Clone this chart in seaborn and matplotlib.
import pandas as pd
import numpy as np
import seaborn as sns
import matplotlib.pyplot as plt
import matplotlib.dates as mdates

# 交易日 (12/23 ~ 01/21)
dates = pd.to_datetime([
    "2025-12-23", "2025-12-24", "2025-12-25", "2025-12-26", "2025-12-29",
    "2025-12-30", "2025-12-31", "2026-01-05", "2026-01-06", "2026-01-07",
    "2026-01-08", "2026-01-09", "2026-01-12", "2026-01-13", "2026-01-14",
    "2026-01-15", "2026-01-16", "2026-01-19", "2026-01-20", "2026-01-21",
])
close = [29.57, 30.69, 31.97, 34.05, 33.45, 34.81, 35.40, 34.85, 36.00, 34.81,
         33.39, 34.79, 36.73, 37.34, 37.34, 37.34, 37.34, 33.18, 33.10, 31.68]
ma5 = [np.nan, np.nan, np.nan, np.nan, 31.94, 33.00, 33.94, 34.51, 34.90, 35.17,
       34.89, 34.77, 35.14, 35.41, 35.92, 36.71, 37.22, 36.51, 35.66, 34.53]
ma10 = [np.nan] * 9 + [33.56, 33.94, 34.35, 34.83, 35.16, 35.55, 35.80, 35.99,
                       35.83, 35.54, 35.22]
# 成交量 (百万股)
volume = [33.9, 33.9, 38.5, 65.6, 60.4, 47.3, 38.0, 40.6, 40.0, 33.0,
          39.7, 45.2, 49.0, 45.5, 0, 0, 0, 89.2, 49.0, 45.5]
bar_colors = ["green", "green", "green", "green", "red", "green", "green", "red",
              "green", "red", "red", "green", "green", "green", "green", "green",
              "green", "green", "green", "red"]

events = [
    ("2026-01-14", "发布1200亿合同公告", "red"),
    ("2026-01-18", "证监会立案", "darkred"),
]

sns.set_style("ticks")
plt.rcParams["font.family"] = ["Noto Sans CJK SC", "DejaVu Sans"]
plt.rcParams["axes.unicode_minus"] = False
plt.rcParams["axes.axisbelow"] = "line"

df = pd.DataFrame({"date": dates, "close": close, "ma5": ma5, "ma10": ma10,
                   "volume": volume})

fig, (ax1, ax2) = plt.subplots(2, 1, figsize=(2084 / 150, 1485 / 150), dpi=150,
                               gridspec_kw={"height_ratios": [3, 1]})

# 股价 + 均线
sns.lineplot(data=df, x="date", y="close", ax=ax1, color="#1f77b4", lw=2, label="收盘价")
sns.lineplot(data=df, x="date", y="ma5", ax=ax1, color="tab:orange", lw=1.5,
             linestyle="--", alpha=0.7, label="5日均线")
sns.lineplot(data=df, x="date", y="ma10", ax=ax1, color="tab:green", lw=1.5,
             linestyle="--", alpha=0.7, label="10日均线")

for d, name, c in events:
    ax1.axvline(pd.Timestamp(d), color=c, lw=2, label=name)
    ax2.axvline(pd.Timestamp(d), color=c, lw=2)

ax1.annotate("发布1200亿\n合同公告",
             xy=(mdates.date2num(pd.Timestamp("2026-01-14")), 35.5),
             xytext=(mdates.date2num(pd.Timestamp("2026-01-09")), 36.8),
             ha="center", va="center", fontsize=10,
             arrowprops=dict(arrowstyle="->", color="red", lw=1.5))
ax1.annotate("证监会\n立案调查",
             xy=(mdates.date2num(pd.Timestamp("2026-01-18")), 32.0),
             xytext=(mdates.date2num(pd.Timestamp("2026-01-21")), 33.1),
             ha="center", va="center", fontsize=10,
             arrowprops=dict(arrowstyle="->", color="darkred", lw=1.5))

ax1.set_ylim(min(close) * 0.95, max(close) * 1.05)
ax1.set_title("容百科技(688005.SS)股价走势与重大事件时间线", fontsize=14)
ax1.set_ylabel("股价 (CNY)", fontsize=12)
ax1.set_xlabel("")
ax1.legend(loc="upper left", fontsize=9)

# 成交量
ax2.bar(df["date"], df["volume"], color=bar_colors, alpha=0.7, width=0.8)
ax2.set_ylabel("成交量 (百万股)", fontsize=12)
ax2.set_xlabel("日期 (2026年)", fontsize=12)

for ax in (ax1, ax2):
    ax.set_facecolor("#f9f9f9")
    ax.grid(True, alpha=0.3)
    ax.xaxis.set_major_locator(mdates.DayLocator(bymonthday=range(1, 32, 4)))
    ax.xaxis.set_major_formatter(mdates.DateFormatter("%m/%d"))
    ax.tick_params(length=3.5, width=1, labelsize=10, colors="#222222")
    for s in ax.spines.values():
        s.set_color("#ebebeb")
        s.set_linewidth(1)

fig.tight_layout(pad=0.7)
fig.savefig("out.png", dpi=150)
────
◆ Task brief:
Pull out every line in the data above that has the word "matplotlib".

◆ Exercise answer:
Clone this chart in seaborn and matplotlib.
import matplotlib.pyplot as plt
import matplotlib.dates as mdates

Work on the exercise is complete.